# Provided records:
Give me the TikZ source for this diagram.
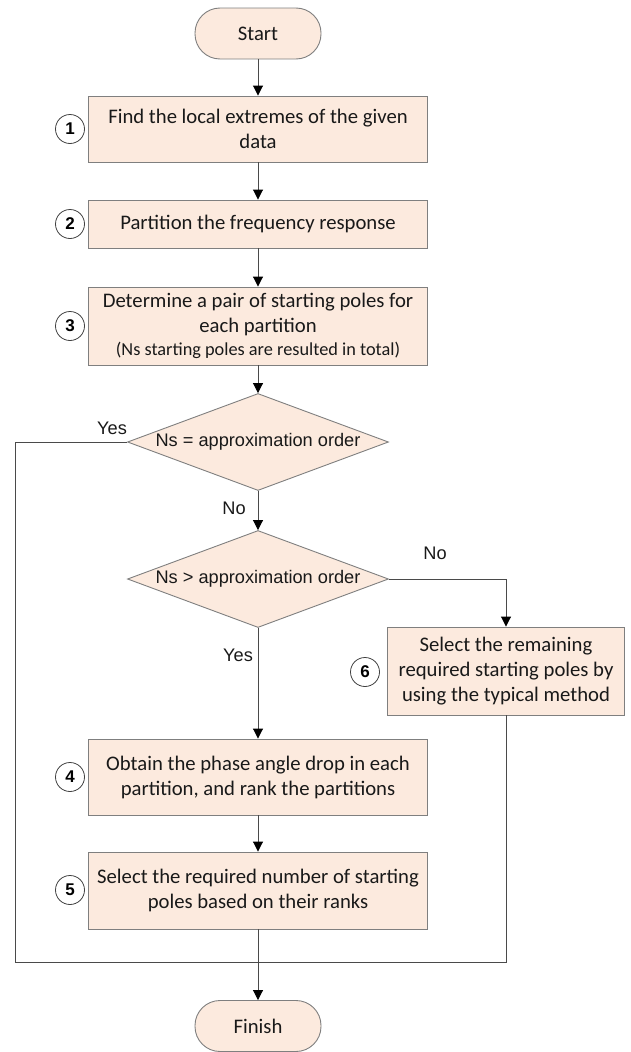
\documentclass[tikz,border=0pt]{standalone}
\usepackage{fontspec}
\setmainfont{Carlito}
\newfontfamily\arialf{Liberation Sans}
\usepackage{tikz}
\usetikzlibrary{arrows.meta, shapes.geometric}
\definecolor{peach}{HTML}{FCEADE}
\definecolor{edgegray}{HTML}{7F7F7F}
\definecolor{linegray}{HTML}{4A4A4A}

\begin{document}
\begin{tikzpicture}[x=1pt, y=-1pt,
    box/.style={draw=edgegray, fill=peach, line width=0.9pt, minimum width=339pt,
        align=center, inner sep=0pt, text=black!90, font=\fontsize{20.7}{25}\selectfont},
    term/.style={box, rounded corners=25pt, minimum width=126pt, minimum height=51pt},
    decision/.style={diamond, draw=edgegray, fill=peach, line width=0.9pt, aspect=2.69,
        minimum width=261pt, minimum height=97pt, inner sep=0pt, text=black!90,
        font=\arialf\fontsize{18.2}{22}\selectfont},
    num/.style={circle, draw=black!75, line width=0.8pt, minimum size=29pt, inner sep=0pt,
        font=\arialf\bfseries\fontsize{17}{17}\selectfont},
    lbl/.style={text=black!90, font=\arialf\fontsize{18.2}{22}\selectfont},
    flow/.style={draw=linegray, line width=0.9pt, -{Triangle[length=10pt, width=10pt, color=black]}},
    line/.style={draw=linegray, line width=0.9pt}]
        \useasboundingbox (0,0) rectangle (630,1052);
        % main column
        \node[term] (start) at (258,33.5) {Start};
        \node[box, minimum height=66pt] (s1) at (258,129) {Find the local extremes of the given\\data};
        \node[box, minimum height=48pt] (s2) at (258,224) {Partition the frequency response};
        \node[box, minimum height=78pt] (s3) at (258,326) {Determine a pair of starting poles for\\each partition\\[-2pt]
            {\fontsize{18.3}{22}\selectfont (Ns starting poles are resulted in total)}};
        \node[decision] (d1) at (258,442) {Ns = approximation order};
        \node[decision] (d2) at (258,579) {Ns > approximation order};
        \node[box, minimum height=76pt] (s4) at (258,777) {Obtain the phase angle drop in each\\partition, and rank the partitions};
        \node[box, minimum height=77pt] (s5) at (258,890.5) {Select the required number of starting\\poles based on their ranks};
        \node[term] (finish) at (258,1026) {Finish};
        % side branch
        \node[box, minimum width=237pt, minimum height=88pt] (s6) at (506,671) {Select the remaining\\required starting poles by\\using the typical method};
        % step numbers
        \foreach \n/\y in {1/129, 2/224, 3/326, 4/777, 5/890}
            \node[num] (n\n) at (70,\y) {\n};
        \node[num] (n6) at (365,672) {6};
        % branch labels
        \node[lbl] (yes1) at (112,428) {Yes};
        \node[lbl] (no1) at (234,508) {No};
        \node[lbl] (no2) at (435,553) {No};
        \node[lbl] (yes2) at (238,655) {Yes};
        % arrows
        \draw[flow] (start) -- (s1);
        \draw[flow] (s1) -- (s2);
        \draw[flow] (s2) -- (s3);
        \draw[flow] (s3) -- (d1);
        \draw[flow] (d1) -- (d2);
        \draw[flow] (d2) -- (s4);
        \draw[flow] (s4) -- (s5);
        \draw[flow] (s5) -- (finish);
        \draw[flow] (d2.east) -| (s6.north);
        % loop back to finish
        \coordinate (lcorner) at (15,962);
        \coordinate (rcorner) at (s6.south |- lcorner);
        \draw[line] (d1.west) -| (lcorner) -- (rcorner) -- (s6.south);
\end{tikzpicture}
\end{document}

==

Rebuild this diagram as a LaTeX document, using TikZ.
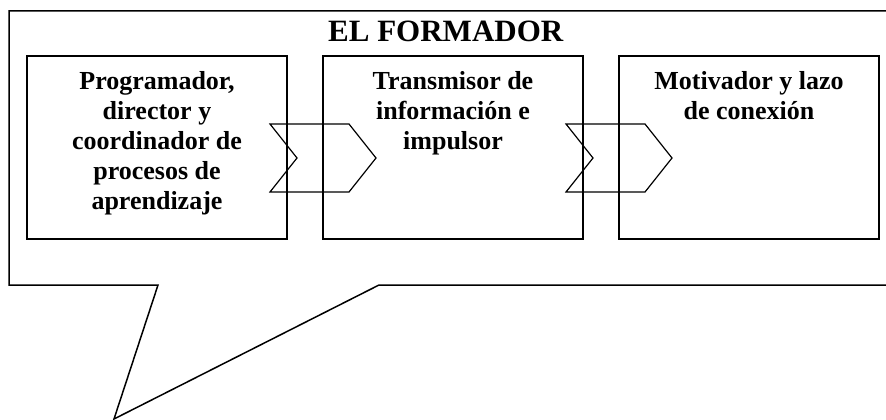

---

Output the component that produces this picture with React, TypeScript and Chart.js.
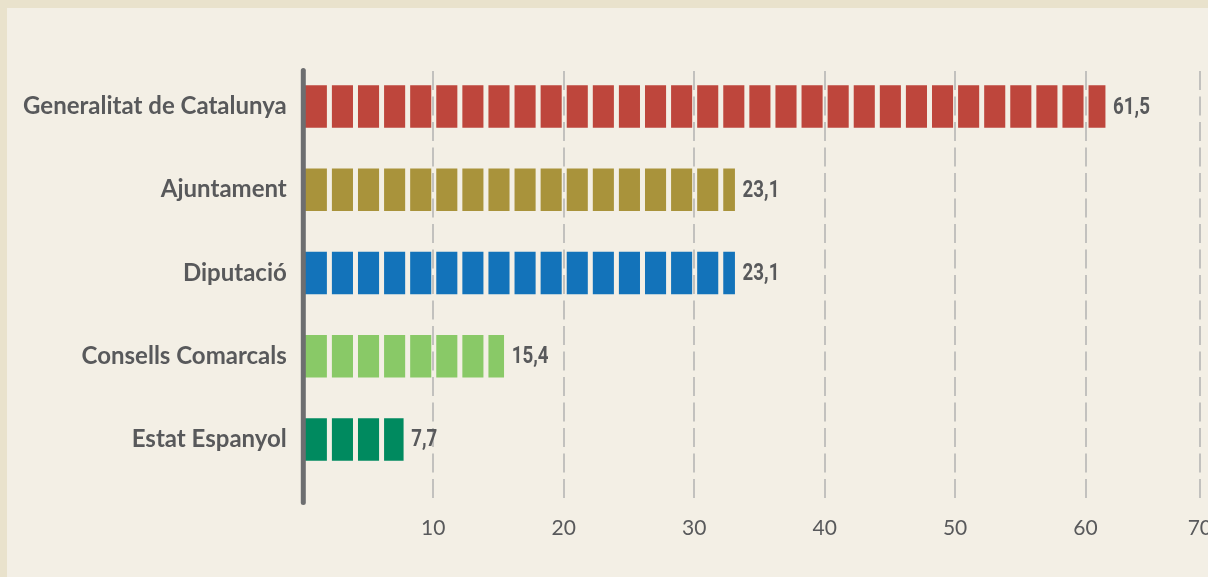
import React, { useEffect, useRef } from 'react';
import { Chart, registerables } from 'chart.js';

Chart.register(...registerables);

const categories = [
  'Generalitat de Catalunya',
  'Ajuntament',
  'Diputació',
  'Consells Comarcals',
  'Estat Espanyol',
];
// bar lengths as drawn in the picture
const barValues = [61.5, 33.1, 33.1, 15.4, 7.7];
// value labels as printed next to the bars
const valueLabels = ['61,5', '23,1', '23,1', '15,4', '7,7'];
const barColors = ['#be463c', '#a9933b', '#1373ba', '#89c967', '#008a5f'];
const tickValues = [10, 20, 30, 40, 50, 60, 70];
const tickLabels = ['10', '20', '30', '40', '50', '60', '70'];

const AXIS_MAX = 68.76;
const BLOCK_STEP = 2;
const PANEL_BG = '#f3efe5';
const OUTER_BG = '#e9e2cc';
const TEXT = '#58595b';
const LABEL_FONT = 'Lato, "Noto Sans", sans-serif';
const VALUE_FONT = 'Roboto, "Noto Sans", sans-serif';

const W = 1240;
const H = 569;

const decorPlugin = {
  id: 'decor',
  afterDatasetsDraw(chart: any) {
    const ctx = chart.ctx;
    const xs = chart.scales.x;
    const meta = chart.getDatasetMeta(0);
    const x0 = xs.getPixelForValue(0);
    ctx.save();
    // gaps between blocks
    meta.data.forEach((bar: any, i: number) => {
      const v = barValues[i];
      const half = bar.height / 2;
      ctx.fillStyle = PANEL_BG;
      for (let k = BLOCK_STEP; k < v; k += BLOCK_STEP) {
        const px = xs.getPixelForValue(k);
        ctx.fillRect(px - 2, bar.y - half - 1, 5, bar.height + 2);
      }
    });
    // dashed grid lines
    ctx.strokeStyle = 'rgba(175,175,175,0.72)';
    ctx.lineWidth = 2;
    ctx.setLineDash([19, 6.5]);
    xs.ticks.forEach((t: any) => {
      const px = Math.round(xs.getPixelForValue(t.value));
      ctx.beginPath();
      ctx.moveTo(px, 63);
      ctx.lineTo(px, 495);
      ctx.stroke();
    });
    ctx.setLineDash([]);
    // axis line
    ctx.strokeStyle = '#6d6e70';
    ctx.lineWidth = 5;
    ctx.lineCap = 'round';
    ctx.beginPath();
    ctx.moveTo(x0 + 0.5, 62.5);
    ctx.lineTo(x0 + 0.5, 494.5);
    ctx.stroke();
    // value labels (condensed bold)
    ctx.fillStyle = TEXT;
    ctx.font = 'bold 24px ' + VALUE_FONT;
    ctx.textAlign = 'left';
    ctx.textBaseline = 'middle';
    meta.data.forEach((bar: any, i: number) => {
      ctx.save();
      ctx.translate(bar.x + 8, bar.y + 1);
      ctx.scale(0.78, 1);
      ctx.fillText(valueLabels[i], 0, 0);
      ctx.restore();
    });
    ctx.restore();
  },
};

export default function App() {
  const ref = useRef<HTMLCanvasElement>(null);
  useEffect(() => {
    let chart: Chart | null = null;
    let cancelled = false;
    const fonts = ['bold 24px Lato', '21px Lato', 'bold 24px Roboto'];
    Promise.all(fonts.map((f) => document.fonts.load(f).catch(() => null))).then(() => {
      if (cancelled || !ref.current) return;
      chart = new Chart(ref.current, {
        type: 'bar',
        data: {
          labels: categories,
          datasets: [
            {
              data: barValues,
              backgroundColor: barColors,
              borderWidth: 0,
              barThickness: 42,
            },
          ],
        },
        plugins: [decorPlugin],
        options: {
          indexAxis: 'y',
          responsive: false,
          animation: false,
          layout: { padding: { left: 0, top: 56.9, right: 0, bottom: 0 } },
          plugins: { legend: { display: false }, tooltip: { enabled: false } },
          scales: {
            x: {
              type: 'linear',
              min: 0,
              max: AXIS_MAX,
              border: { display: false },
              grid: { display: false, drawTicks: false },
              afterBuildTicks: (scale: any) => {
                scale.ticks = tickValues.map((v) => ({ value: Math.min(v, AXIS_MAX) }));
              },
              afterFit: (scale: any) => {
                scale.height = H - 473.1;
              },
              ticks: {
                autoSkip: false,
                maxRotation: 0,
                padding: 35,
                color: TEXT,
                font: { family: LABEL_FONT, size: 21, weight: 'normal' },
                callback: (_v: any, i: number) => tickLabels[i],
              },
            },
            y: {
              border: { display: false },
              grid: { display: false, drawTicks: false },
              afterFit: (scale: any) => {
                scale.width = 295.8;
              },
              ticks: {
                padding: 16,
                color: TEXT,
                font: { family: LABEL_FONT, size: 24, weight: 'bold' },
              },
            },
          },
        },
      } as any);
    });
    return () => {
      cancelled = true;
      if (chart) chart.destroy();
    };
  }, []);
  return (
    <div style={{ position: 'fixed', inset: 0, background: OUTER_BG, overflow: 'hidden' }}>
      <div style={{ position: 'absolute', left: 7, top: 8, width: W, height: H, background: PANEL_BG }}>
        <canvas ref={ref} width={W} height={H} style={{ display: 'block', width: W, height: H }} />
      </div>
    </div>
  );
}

# Set problem:
From the entries above, copy exactly the lines starting at the one with "Output the component" and stopping at the one with "Chart.register(...registerables);", keeping both ends. Drop the pictures.

# Solution:
Output the component that produces this picture with React, TypeScript and Chart.js.
import React, { useEffect, useRef } from 'react';
import { Chart, registerables } from 'chart.js';

Chart.register(...registerables);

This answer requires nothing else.